### DIRECTIONS:
Scan the entries below. List each line with "LaTeX".

### ENTRIES:

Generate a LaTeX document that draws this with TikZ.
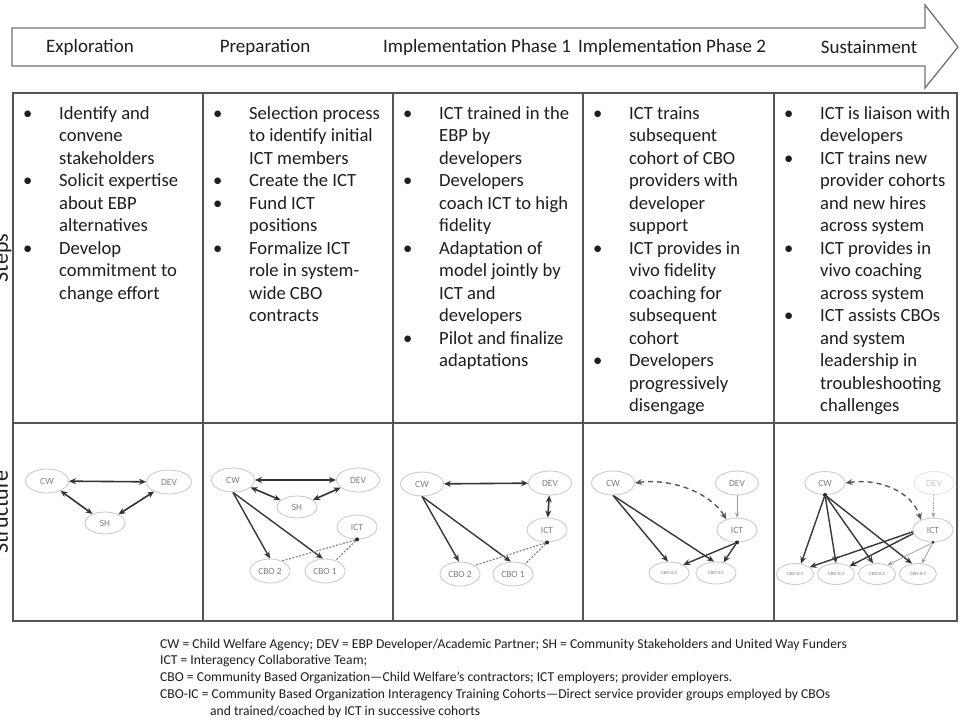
\documentclass[tikz,border=0pt]{standalone}
\usepackage{fontspec}
\setmainfont{Carlito}
\usetikzlibrary{shapes.geometric,arrows.meta}
\newcommand{\stepbul}{\makebox[36pt][l]{\textbullet}}
\newcommand{\stepind}{\hspace*{36pt}}
\definecolor{tblc}{HTML}{555555}
\definecolor{txtc}{HTML}{1E1E1E}
\begin{document}
\begin{tikzpicture}[x=1pt,y=-1pt,
  tbl/.style={draw=tblc,line width=1.6pt},
  phase/.style={font=\fontsize{19}{21}\selectfont,text=txtc,inner sep=0pt},
  cell/.style={anchor=north west,align=left,inner sep=0pt,text=txtc,font=\fontsize{18.6}{22.5}\selectfont},
  side/.style={rotate=90,anchor=base,inner sep=0pt,text=txtc,font=\fontsize{22}{24}\selectfont},
  ent/.style={ellipse,draw=black!20,line width=0.9pt,text=black!50,font=\fontsize{9.5}{11}\selectfont,minimum width=43pt,minimum height=24pt,inner sep=0pt},
  ents/.style={ent,font=\fontsize{4.8}{5}\selectfont,minimum width=40pt,minimum height=22pt},
  biarr/.style={{Stealth[length=7pt,width=6pt]}-{Stealth[length=7pt,width=6pt]},line width=1.6pt,draw=black!80},
  arr/.style={-{Stealth[length=7pt,width=6pt]},line width=1.4pt,draw=black!78},
  thinarr/.style={-{Stealth[length=5pt,width=4pt]},line width=0.7pt,draw=black!40},
  dotl/.style={line width=1.1pt,draw=black!50,dash pattern=on 2pt off 1.5pt},
  dashbi/.style={{Stealth[length=7pt,width=6pt]}-{Stealth[length=7pt,width=6pt]},line width=1.4pt,draw=black!65,dash pattern=on 5pt off 4pt},
  pt/.style={fill=black!85,circle,inner sep=0pt,minimum size=4pt},
  leg/.style={anchor=base west,inner sep=0pt,text=txtc,font=\fontsize{13.6}{15}\selectfont}
]
\useasboundingbox[fill=white] (0,0) rectangle (960,717);

% header arrow
\draw[draw=black!55,line width=1.3pt,fill=white] (12,28) -- (925,28) -- (925,5) -- (958,47) -- (925,88) -- (925,66) -- (12,66) -- cycle;
\node[phase] (h1) at (90,47) {Exploration};
\node[phase] (h2) at (265,47) {Preparation};
\node[phase] (h3) at (477,47) {Implementation Phase 1};
\node[phase] (h4) at (672,47) {Implementation Phase 2};
\node[phase] (h5) at (869,47) {Sustainment};

% table
\draw[tbl] (13,93) rectangle (957,621);
\draw[tbl] (13,423) -- (957,423);
\foreach \xx in {203,393,583,774} \draw[tbl] (\xx,93) -- (\xx,621);

\node[side] (lsteps) at (8,258) {Steps};
\node[side] (lstruct) at (8,512) {Structure};

% steps
\node[cell] (c1) at (23,103.5) {\strut\stepbul Identify and\\ \stepind convene\\ \stepind stakeholders\\ \stepbul Solicit expertise\\ \stepind about EBP\\ \stepind alternatives\\ \stepbul Develop\\ \stepind commitment to\\ \stepind change effort};
\node[cell] (c2) at (213,103.5) {\strut\stepbul Selection process\\ \stepind to identify initial\\ \stepind ICT members\\ \stepbul Create the ICT\\ \stepbul Fund ICT\\ \stepind positions\\ \stepbul Formalize ICT\\ \stepind role in system-\\ \stepind wide CBO\\ \stepind contracts};
\node[cell] (c3) at (403,103.5) {\strut\stepbul ICT trained in the\\ \stepind EBP by\\ \stepind developers\\ \stepbul Developers\\ \stepind coach ICT to high\\ \stepind fidelity\\ \stepbul Adaptation of\\ \stepind model jointly by\\ \stepind ICT and\\ \stepind developers\\ \stepbul Pilot and finalize\\ \stepind adaptations};
\node[cell] (c4) at (593,103.5) {\strut\stepbul ICT trains\\ \stepind subsequent\\ \stepind cohort of CBO\\ \stepind providers with\\ \stepind developer\\ \stepind support\\ \stepbul ICT provides in\\ \stepind vivo fidelity\\ \stepind coaching for\\ \stepind subsequent\\ \stepind cohort\\ \stepbul Developers\\ \stepind progressively\\ \stepind disengage};
\node[cell] (c5) at (784,103.5) {\strut\stepbul ICT is liaison with\\ \stepind developers\\ \stepbul ICT trains new\\ \stepind provider cohorts\\ \stepind and new hires\\ \stepind across system\\ \stepbul ICT provides in\\ \stepind vivo coaching\\ \stepind across system\\ \stepbul ICT assists CBOs\\ \stepind and system\\ \stepind leadership in\\ \stepind troubleshooting\\ \stepind challenges};

% panel 1
\node[ent] (cw1) at (47,481) {CW};
\node[ent,minimum width=45pt] (dev1) at (169,482) {DEV};
\node[ent,minimum width=40pt,minimum height=22pt] (sh1) at (105,523) {SH};
\draw[biarr] (cw1) -- (dev1);
\draw[biarr] (cw1) -- (sh1);
\draw[biarr] (sh1) -- (dev1);

% panel 2
\node[ent] (cw2) at (233,480) {CW};
\node[ent] (dev2) at (358,480) {DEV};
\node[ent,minimum width=40pt,minimum height=22pt] (sh2) at (297,507) {SH};
\node[ent,minimum width=40pt] (ict2) at (357,527) {ICT};
\node[ent,minimum width=40pt] (cbo2b) at (270,571) {CBO 2};
\node[ent,minimum width=40pt] (cbo2a) at (325,571) {CBO 1};
\draw[biarr] (cw2) -- (dev2);
\draw[biarr] (cw2) -- (sh2);
\draw[biarr] (sh2) -- (dev2);
\draw[arr] (cw2.south) -- (cbo2b.north);
\draw[arr] (cw2.south) -- (cbo2a.100);
\node[pt] (d2) at (ict2.south) {};
\draw[dotl] (d2) -- (cbo2b.40);
\draw[dotl] (d2) -- (cbo2a.45);

% panel 3
\node[ent] (cw3) at (422,484) {CW};
\node[ent] (dev3) at (550,483) {DEV};
\node[ent,minimum width=40pt] (ict3) at (547,530) {ICT};
\node[ent,minimum width=40pt] (cbo3b) at (460,574) {CBO 2};
\node[ent,minimum width=40pt] (cbo3a) at (513,574) {CBO 1};
\draw[biarr] (cw3) -- (dev3);
\draw[biarr] (dev3) -- (ict3);
\draw[arr] (cw3.south) -- (cbo3b.95);
\draw[arr] (cw3.south) -- (cbo3a.100);
\node[pt] (d3) at (ict3.south) {};
\draw[dotl] (d3) -- (cbo3b.30);
\draw[dotl] (d3) -- (cbo3a.40);

% panel 4
\node[ent] (cw4) at (613,483) {CW};
\node[ent] (dev4) at (737,483) {DEV};
\node[ent,minimum width=40pt] (ict4) at (737,530) {ICT};
\node[ents] (ic4b) at (669,573) {CBO-IC2};
\node[ents] (ic4a) at (716,573) {CBO-IC1};
\draw[dashbi] (cw4.east) .. controls (670,478) and (710,492) .. (ict4.135);
\draw[thinarr] (dev4) -- (ict4);
\draw[arr] (cw4.south) -- (ic4b.95);
\draw[arr] (cw4.south) -- (ic4a.100);
\node[pt] (d4) at (ict4.south) {};
\draw[arr] (d4) -- (ic4b.30);
\draw[arr] (d4) -- (ic4a.55);

% panel 5
\node[ent,minimum width=40pt,minimum height=23pt] (cw5) at (825,483) {CW};
\node[ent,minimum width=40pt,minimum height=23pt,draw=black!10,text=black!20] (dev5) at (934,483) {DEV};
\node[ent,minimum width=40pt] (ict5) at (933,530) {ICT};
\node[ents,minimum width=37pt,minimum height=21pt] (k4) at (795,574) {CBO-IC4};
\node[ents,minimum width=37pt,minimum height=21pt] (k3) at (836,574) {CBO-IC3};
\node[ents,minimum width=37pt,minimum height=21pt] (k2) at (877,574) {CBO-IC2};
\node[ents,minimum width=37pt,minimum height=21pt] (k1) at (918,574) {CBO-IC1};
\draw[dashbi] (cw5.east) .. controls (880,478) and (912,492) .. (ict5.140);
\draw[thinarr,dash pattern=on 1.5pt off 1pt] (dev5) -- (ict5);
\node[pt] (e5) at (cw5.south) {};
\draw[arr] (e5) -- (k4.60);
\draw[arr] (e5) -- (k3.90);
\draw[arr] (e5) -- (k2.110);
\draw[arr] (e5) -- (k1.120);
\draw[arr] (ict5.185) -- (k4.25);
\draw[arr] (ict5.190) -- (k3.30);
\node[pt,minimum size=3pt] (d5) at (ict5.south) {};
\draw[thinarr] (d5) -- (k2.40);
\draw[thinarr] (d5) -- (k1.70);

% legend
\node[leg] (l1) at (160,648) {CW = Child Welfare Agency; DEV = EBP Developer/Academic Partner; SH = Community Stakeholders and United Way Funders};
\node[leg] (l2) at (160,664.5) {ICT = Interagency Collaborative Team;};
\node[leg] (l3) at (160,681) {CBO = Community Based Organization—Child Welfare’s contractors; ICT employers; provider employers.};
\node[leg] (l4) at (160,698) {CBO-IC = Community Based Organization Interagency Training Cohorts—Direct service provider groups employed by CBOs};
\node[leg] (l5) at (210,715) {and trained/coached by ICT in successive cohorts};
\end{tikzpicture}
\end{document}
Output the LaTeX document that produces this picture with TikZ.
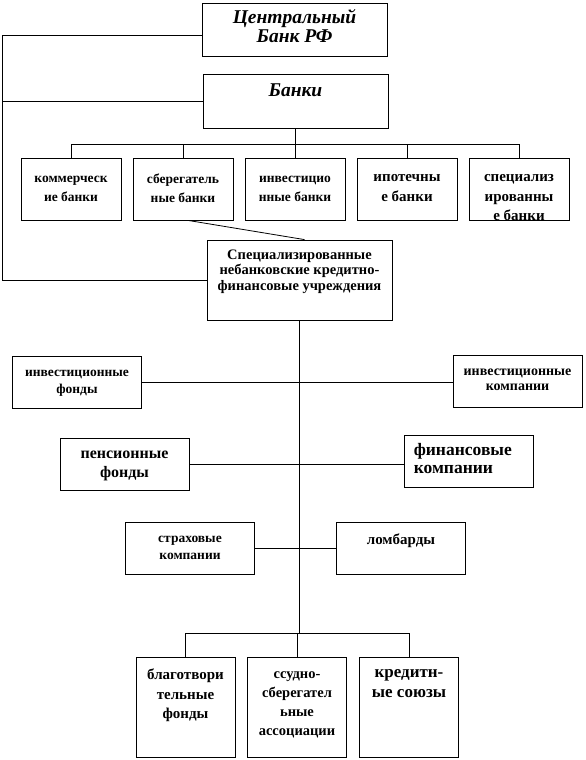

### TASK RESPONSE:
Generate a LaTeX document that draws this with TikZ.
Output the LaTeX document that produces this picture with TikZ.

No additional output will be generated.